--- Start of Stored data ---
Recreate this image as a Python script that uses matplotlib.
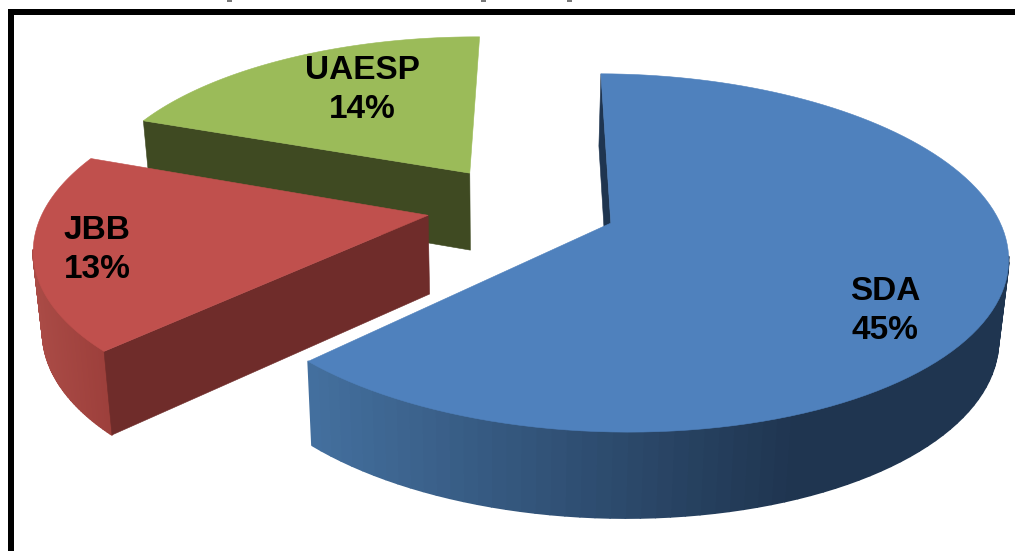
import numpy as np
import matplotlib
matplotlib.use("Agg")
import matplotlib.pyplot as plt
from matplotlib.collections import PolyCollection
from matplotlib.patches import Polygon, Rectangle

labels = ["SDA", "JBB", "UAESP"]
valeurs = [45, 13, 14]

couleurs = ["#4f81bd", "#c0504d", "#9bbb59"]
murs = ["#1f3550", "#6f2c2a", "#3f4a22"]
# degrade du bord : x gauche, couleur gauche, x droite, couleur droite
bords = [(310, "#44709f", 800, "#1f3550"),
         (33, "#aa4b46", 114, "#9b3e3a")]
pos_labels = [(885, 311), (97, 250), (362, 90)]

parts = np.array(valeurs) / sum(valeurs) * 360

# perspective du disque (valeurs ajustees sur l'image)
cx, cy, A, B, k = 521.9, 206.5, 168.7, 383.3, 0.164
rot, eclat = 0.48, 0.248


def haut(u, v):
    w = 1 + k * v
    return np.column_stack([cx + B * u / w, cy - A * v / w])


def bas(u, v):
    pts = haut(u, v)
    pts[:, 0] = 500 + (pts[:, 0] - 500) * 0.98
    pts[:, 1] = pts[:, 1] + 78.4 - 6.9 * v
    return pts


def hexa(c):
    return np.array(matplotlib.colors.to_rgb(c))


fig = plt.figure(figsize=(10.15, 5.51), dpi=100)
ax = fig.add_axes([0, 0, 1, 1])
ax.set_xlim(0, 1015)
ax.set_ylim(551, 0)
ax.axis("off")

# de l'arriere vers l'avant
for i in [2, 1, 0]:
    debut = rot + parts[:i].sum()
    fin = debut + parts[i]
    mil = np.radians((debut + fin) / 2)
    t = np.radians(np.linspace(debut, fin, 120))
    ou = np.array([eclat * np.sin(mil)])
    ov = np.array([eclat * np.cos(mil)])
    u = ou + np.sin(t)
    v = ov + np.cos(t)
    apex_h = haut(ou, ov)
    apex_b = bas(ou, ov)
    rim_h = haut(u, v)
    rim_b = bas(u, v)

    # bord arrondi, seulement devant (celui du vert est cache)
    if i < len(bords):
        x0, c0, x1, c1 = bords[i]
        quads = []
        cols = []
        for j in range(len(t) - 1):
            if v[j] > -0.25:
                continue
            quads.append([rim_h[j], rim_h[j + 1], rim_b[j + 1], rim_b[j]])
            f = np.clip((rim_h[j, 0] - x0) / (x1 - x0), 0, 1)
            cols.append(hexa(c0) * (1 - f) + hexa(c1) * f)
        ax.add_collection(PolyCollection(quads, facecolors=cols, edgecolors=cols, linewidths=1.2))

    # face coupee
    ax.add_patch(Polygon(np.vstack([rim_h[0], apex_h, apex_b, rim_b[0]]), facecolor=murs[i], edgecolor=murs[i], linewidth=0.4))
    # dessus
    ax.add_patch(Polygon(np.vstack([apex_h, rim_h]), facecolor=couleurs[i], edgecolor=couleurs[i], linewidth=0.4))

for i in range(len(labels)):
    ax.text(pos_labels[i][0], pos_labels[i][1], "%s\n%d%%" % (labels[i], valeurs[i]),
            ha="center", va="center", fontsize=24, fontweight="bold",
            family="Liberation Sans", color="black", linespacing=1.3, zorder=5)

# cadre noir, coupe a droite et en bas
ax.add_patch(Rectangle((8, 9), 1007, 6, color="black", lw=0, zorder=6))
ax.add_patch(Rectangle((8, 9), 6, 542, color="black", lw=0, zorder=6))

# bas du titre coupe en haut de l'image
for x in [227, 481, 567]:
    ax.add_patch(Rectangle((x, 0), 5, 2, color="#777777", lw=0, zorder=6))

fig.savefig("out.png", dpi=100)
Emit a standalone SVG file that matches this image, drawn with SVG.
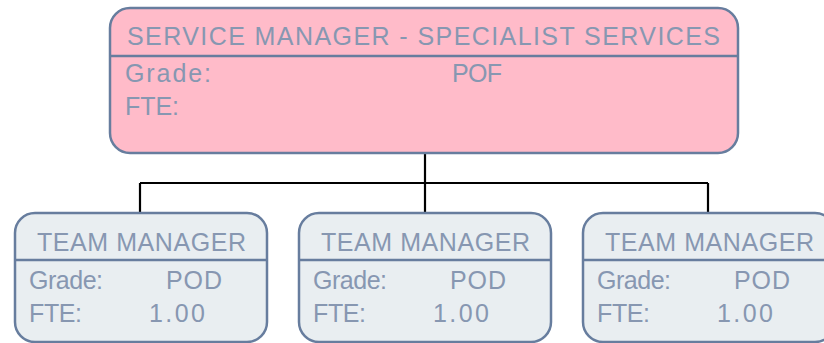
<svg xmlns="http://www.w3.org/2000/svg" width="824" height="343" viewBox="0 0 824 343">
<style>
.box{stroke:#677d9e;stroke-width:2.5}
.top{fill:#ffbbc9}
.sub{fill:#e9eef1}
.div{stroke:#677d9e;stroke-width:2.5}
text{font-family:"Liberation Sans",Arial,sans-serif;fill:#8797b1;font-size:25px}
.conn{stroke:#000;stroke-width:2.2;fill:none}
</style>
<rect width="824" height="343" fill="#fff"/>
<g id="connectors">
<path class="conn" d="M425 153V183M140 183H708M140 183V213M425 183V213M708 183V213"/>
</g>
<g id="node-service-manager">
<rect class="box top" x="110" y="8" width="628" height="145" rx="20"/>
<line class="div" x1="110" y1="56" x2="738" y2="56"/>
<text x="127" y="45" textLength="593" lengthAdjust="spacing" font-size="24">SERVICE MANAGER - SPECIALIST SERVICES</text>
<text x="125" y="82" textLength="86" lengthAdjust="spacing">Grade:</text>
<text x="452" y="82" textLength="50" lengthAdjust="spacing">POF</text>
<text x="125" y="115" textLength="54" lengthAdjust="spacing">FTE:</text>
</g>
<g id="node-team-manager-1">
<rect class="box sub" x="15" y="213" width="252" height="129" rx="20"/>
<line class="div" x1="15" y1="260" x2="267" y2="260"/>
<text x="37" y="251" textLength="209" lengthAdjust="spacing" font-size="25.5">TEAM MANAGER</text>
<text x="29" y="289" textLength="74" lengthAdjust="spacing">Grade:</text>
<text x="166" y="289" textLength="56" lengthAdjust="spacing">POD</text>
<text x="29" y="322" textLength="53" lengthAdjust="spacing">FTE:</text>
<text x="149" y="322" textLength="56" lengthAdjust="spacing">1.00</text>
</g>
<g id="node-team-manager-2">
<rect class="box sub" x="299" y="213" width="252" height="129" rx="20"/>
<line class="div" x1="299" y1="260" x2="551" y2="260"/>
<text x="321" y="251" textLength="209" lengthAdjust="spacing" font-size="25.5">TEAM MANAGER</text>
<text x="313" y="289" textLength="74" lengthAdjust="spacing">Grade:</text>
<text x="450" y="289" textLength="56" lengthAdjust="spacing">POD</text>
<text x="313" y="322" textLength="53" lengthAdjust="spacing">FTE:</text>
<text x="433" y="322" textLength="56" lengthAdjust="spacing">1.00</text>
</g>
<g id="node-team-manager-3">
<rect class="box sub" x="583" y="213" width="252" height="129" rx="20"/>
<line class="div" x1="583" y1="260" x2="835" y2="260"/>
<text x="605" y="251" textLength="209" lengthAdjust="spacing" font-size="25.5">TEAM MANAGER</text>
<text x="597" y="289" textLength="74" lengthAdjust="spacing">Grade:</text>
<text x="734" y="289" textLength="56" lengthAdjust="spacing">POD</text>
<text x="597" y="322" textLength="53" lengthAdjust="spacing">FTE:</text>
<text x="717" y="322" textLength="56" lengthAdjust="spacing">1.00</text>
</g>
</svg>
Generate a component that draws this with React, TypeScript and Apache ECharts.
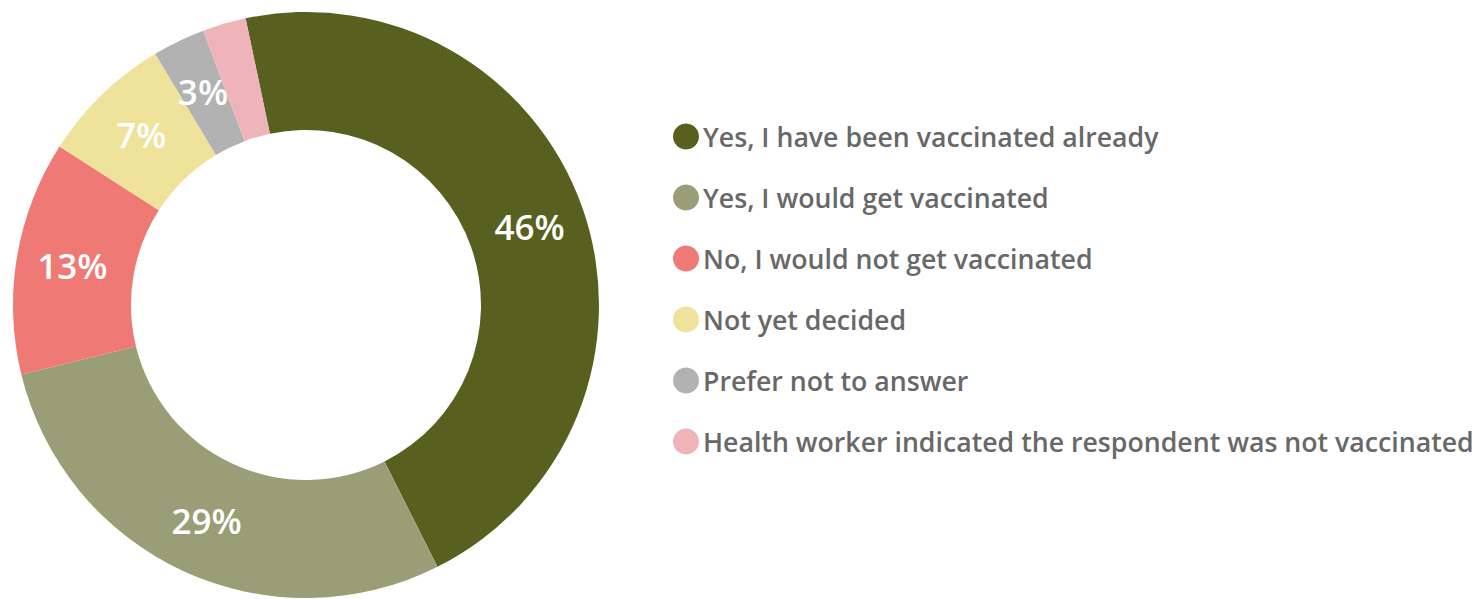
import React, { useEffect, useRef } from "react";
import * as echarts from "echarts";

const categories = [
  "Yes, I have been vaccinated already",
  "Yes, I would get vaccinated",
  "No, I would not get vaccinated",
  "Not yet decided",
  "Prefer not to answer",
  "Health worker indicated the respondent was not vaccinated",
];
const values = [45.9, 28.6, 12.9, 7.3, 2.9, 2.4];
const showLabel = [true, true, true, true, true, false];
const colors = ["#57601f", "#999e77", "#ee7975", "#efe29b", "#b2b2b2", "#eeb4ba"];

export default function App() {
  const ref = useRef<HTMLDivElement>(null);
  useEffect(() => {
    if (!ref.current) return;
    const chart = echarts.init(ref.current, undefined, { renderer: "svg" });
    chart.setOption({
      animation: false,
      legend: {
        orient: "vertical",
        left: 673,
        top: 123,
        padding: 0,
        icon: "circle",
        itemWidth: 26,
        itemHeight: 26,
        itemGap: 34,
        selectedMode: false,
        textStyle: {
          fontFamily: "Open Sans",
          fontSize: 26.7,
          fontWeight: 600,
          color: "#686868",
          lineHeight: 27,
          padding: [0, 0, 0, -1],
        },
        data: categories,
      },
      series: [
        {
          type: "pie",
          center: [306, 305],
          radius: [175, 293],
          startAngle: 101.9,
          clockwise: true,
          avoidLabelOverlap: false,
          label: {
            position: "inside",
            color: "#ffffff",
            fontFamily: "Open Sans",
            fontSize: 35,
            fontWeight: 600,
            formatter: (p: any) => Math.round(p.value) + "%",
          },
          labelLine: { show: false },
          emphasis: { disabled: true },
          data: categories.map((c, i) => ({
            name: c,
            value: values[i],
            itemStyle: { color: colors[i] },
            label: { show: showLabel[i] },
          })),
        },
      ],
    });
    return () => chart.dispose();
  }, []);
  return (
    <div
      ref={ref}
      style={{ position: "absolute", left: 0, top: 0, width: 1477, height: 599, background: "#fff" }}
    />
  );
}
--- End of Stored data ---
Given task:
The lines to reproduce run from the one above containing "Generate a component" through the one containing "import * as". Copy them exactly and leave out all pictures.

Answer to the task:
Generate a component that draws this with React, TypeScript and Apache ECharts.
import React, { useEffect, useRef } from "react";
import * as echarts from "echarts";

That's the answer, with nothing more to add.